Aim => Leave out the pictures, and write out exactly the lines from the beginning of the material to the line holding "const zoomFtpMax = 0.2;", that line included, and nothing else.

Given data =>
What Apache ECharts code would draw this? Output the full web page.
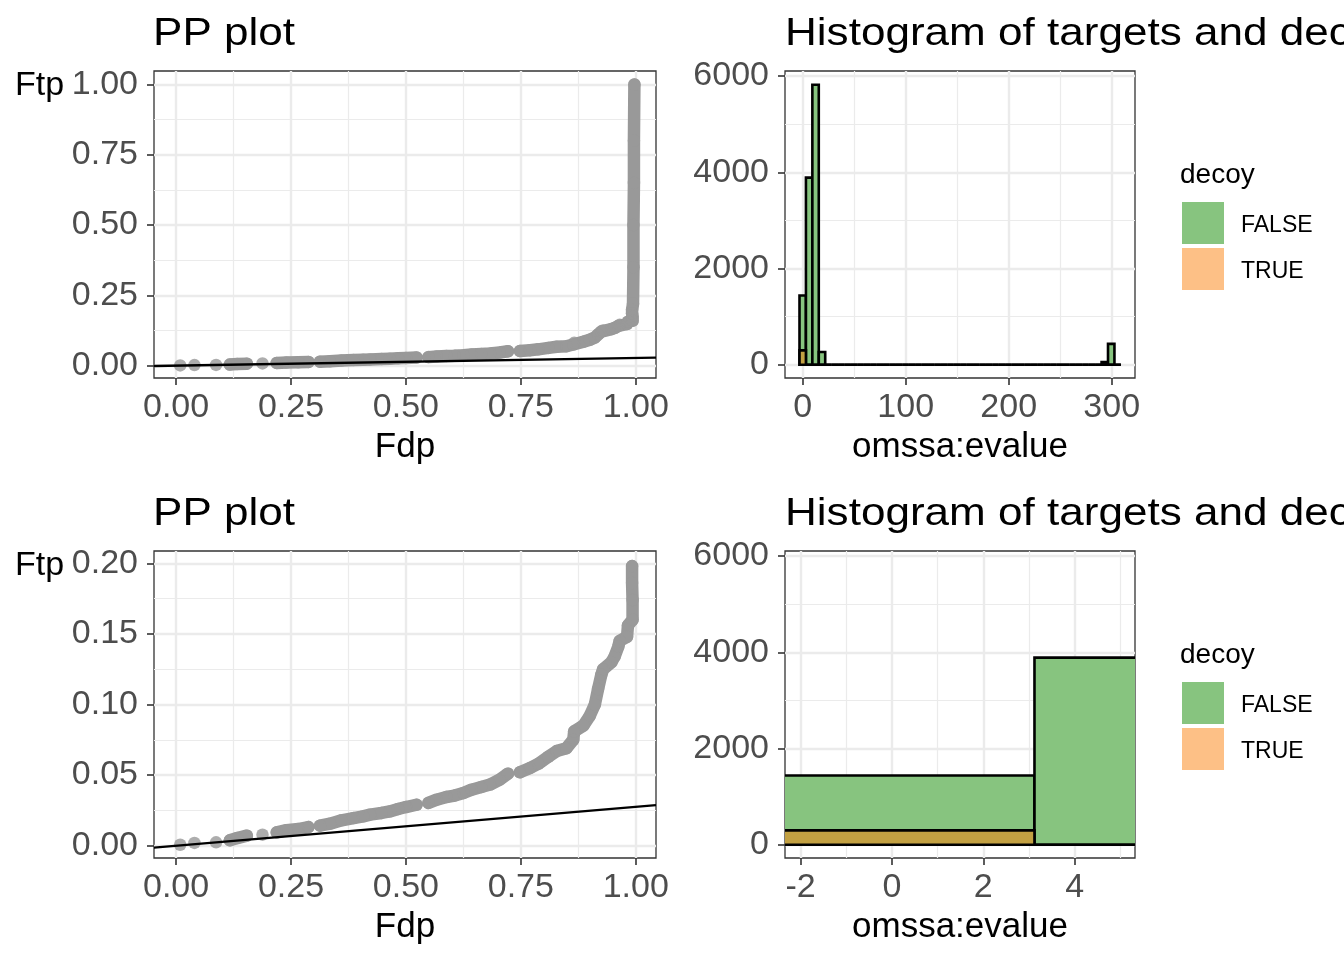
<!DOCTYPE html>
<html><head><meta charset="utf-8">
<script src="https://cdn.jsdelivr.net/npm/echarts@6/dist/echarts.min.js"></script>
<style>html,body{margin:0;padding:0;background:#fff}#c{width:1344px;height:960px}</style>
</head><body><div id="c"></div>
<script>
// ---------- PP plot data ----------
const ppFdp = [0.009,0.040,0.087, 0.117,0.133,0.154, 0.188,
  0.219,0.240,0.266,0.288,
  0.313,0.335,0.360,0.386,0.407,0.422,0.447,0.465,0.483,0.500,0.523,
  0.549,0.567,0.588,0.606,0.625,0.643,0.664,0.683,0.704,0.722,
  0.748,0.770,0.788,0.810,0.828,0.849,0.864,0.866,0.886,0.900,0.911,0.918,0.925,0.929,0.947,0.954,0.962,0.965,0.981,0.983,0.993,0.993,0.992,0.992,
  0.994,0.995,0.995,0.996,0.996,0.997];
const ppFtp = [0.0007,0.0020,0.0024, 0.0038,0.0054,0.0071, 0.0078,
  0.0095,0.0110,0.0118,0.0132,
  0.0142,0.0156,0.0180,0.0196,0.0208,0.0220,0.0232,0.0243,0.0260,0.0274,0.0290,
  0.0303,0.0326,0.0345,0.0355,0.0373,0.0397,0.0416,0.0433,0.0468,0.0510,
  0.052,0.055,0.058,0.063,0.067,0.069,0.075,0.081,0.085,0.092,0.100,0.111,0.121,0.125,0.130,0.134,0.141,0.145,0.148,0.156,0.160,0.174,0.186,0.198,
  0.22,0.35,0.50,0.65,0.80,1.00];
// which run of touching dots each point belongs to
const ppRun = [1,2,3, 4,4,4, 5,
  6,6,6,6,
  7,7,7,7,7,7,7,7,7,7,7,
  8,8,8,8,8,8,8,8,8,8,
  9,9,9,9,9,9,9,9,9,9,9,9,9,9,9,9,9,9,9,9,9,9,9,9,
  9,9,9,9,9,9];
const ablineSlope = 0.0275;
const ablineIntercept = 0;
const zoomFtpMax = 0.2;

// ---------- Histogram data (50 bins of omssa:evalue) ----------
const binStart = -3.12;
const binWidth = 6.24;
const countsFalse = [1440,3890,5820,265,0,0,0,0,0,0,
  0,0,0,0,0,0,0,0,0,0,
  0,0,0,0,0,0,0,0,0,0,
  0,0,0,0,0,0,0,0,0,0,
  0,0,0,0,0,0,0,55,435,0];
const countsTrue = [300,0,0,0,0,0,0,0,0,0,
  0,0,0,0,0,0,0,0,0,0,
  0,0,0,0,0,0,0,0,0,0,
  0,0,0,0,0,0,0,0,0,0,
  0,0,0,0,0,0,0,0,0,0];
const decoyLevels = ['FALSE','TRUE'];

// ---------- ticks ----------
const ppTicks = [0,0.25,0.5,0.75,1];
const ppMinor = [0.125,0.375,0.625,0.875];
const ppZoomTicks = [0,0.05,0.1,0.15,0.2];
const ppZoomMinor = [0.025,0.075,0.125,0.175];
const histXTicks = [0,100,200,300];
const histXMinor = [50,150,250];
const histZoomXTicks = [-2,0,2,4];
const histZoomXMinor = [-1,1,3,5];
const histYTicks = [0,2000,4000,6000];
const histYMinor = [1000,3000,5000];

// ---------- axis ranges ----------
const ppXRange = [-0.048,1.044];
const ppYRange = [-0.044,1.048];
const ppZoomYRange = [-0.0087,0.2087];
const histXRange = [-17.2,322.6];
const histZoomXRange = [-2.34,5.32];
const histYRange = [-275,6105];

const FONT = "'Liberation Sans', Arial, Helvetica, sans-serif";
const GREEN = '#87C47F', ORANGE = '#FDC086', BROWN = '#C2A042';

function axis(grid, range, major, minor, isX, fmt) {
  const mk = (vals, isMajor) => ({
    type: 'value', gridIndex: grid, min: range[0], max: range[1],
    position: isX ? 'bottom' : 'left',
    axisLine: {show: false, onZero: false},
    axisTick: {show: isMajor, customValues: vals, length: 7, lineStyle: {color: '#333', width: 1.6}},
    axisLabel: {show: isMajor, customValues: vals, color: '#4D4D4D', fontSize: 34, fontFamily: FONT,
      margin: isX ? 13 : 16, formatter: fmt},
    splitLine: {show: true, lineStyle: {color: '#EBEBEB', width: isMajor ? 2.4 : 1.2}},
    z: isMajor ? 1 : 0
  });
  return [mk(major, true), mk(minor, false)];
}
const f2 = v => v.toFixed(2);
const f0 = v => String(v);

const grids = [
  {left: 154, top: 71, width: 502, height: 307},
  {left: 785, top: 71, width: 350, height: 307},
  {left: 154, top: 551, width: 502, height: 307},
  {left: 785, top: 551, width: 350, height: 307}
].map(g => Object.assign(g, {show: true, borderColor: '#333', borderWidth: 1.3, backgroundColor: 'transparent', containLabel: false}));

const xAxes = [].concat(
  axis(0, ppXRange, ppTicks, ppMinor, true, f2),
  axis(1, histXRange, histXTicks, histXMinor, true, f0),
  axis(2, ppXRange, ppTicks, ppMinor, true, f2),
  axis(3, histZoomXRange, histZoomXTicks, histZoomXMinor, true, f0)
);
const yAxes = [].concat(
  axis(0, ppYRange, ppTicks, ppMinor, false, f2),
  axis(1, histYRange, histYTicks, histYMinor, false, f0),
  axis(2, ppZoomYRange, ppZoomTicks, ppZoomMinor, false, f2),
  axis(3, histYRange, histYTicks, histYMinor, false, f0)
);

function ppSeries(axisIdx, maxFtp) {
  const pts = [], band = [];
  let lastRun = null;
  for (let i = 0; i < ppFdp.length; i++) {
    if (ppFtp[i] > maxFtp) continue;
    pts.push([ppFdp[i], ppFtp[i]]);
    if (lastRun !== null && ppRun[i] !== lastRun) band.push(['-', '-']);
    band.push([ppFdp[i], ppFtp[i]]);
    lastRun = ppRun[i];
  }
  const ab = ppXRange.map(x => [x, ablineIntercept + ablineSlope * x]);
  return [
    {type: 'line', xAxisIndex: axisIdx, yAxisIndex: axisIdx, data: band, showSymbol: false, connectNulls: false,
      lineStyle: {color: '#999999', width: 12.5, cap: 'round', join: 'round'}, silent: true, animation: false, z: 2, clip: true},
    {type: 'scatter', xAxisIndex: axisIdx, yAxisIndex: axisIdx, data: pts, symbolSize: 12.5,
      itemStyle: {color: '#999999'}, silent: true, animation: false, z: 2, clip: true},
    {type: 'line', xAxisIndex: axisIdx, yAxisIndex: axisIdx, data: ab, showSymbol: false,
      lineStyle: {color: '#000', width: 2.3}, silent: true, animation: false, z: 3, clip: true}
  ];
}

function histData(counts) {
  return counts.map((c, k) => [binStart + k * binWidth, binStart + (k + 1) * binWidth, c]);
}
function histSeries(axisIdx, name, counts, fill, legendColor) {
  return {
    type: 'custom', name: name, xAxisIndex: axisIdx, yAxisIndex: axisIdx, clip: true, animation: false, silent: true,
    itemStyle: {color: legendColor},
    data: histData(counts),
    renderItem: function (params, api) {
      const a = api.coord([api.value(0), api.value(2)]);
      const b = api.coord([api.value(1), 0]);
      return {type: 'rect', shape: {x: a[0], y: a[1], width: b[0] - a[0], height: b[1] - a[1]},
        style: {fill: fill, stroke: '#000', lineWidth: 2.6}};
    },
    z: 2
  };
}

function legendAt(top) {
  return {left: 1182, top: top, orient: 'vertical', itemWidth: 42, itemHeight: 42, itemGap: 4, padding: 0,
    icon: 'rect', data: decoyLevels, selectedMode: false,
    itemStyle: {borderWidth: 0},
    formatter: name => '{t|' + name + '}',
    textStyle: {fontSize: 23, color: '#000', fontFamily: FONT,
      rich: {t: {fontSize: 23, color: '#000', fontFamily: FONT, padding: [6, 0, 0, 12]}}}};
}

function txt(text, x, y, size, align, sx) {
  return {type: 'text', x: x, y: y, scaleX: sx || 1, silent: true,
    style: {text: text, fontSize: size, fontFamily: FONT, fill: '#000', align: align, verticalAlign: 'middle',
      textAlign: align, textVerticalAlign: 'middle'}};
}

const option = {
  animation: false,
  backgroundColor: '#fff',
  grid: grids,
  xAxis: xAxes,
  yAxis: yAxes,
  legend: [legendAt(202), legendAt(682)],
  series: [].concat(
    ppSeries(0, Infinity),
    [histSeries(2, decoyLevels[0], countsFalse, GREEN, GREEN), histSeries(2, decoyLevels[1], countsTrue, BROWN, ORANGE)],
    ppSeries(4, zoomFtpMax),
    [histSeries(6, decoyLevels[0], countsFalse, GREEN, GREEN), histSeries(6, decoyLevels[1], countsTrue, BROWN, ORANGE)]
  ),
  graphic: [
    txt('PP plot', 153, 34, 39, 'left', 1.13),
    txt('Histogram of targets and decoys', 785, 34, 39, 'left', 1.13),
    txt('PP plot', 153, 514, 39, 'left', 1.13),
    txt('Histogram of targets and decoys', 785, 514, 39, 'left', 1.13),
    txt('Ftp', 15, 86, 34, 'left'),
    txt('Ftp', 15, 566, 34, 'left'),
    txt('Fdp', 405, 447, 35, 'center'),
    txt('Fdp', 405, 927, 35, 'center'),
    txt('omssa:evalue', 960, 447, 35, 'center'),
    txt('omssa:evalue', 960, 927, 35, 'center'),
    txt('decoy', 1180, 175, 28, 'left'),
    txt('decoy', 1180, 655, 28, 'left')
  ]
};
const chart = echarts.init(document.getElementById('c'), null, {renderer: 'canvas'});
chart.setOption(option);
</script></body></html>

In response =>
What Apache ECharts code would draw this? Output the full web page.
<!DOCTYPE html>
<html><head><meta charset="utf-8">
<script src="https://cdn.jsdelivr.net/npm/echarts@6/dist/echarts.min.js"></script>
<style>html,body{margin:0;padding:0;background:#fff}#c{width:1344px;height:960px}</style>
</head><body><div id="c"></div>
<script>
// ---------- PP plot data ----------
const ppFdp = [0.009,0.040,0.087, 0.117,0.133,0.154, 0.188,
  0.219,0.240,0.266,0.288,
  0.313,0.335,0.360,0.386,0.407,0.422,0.447,0.465,0.483,0.500,0.523,
  0.549,0.567,0.588,0.606,0.625,0.643,0.664,0.683,0.704,0.722,
  0.748,0.770,0.788,0.810,0.828,0.849,0.864,0.866,0.886,0.900,0.911,0.918,0.925,0.929,0.947,0.954,0.962,0.965,0.981,0.983,0.993,0.993,0.992,0.992,
  0.994,0.995,0.995,0.996,0.996,0.997];
const ppFtp = [0.0007,0.0020,0.0024, 0.0038,0.0054,0.0071, 0.0078,
  0.0095,0.0110,0.0118,0.0132,
  0.0142,0.0156,0.0180,0.0196,0.0208,0.0220,0.0232,0.0243,0.0260,0.0274,0.0290,
  0.0303,0.0326,0.0345,0.0355,0.0373,0.0397,0.0416,0.0433,0.0468,0.0510,
  0.052,0.055,0.058,0.063,0.067,0.069,0.075,0.081,0.085,0.092,0.100,0.111,0.121,0.125,0.130,0.134,0.141,0.145,0.148,0.156,0.160,0.174,0.186,0.198,
  0.22,0.35,0.50,0.65,0.80,1.00];
// which run of touching dots each point belongs to
const ppRun = [1,2,3, 4,4,4, 5,
  6,6,6,6,
  7,7,7,7,7,7,7,7,7,7,7,
  8,8,8,8,8,8,8,8,8,8,
  9,9,9,9,9,9,9,9,9,9,9,9,9,9,9,9,9,9,9,9,9,9,9,9,
  9,9,9,9,9,9];
const ablineSlope = 0.0275;
const ablineIntercept = 0;
const zoomFtpMax = 0.2;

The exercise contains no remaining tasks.